I love, love, love my dog, and the dozens I've fostered, but if it meant bringing more of them into the world, I'd give up this pleasure without a second thought.

So the whole "substitute" idea makes no sense to me. Not to be a jerk, but I AM doing this for selfless reasons. Everytime I turn around I'm faced with more homeless animals who need help.

I suppose if I peeked into the unwanted child world, I'd soon be taking one home with me. For now, I know I'm filling a desperate need. Even if it never extends to kids, I feel like I did something worthwhile with my home, money, time, and love.

Tricia said...

We have a dog and two cats and that truly is "enough." I've been married a year and we are just starting to come out as "childfree by choice." I am really struggling with people's reactions - the assumptions, the looks of surprise, etc, etc. I think this web site is going to be a lifesaver for me!

MCH said...

@Survivor #1 WOW, that comment would have enraged me!
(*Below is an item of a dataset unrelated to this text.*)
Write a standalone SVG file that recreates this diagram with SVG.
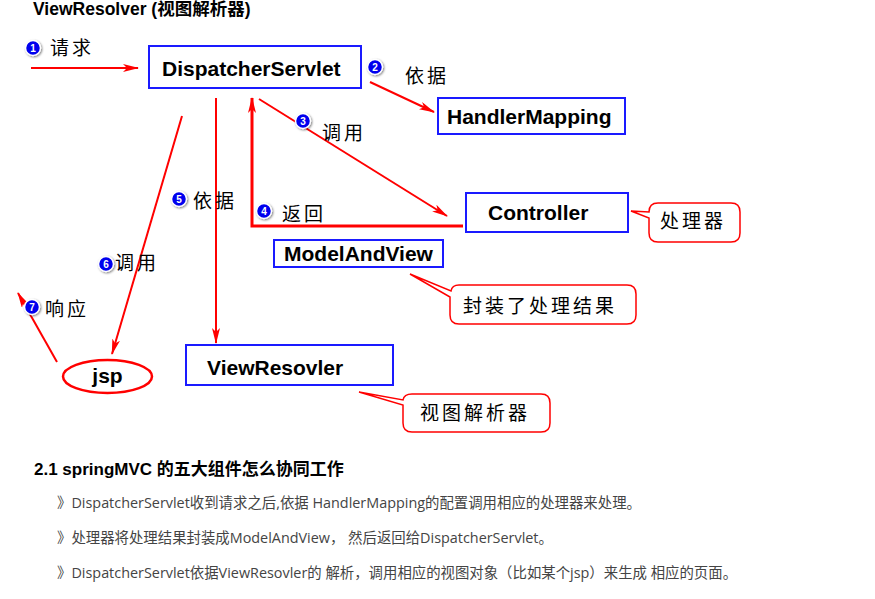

My dogs are definitely my kids. I'm lucky in that my own parents think this is totally acceptable.

Jody said...

Thinking of your dog (or cat, I suppose, but I only have experience as a dog owner) as your child is a recipe for disaster. If you're lucky, your dog will live for 15 years, max. More likely, 10 or 12 years. If I knew with no doubt I would have to say goodbye to my children after only 15 years I would probably have chosen to remain childless. Dogs are dogs. Great companions, worthy of love and care. But they are not your children.

Laura S. Scott said...

Jody,
Yes dogs are different than kids, and isn't that a good thing!